On the other hand, the program has generated three listings for one agent, and she may be able to convert more Instant Offers leads in the days ahead.

The results suggest that Zillow Instant Offers investors are not making compelling bids — an outcome that Zillow Group may have been anticipating. The real estate giant has found a way to generate new business for its customer base, while positioning itself to potentially capture fees if consumers embrace high-tech investors in the future.

“We kind of thought that more people would elect to go with an agent,” said Zillow Group spokesman Dan Evans.

Zillow Instant Offers, a test product that Zillow is piloting in Orlando, Florida; and Las Vegas, allows homeowners to receive quick offers from multiple investors alongside a comparative market analysis (CMA) from Zillow agent advertisers. Each CMA request is a seller lead for an agent, not just an acquisition target for an investor.

Zillow currently does not charge any fees for the program.

While hundreds of people had requested bids through Zillow Instant Offers, “We haven’t had anyone choose an investor offer yet,” Evans told Inman on June 5.

Asked June 7 if that that had changed, he said by email:

“In regards to investors, you asked if any offers have been accepted. There are a few more steps to the process than that, and it’s too early to share hard numbers, but we are aware of some conversations happening between potential sellers and investors.”
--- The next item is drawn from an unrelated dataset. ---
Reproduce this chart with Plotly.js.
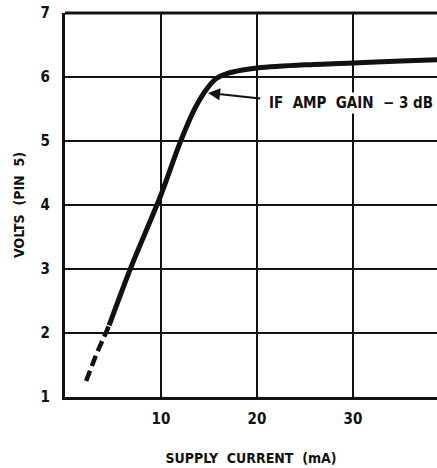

Veronica Figueroa, one of the agents receiving leads through Instant Offers, had received about 50 CMA requests as of June 2. Of those requests, Zillow Group said it had only delivered 27 CMAs on Veronica’s behalf.

The discrepancy is partly because some of the leads came from agents testing Instant Offers.
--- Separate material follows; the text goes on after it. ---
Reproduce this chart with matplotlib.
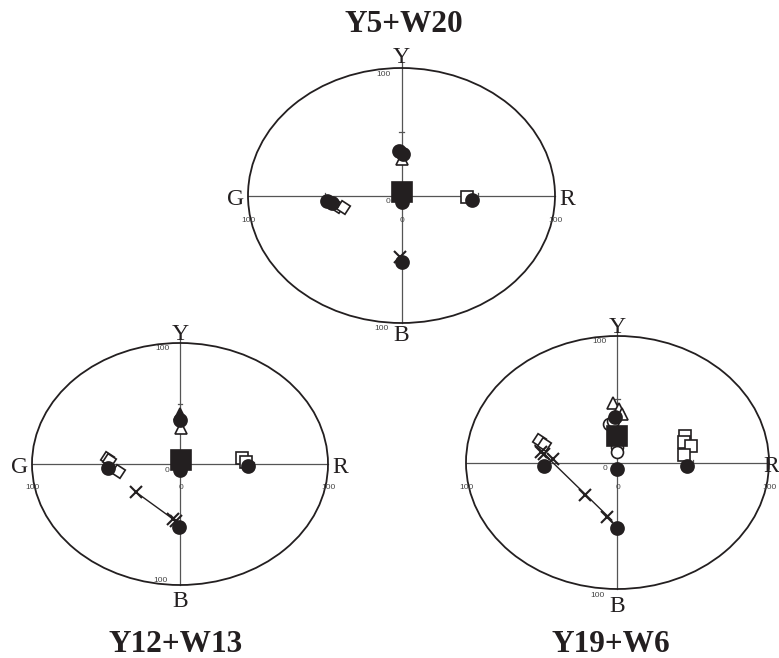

“We’ve realized we can cross check and verify if this is an agent,” Figueroa said.

Zillow Instant Offers has raised the hackles of many agents. Critics say Zillow Group has broken a promise not to step into the middle of the transaction and worry that Instant Offers might popularize an alternative to listing brokerage.

NAR recently disparaged the program, but antitrust laws prevent the trade group from taking aggressive action.

While iBuyers such as Opendoor and OfferPad have gained traction in some markets, the early results of Instant Offers may allay some of the tension in the industry.

Figueroa has been heartened to learn that consumers appear more likely to take a chance on her, rather than accept investor bids.

“The one that I did meet with in her home — she was so sweet and basically gets it,” Figueroa said. The homeowner told Figueroa she wanted “an agent to be able to hold my hand.”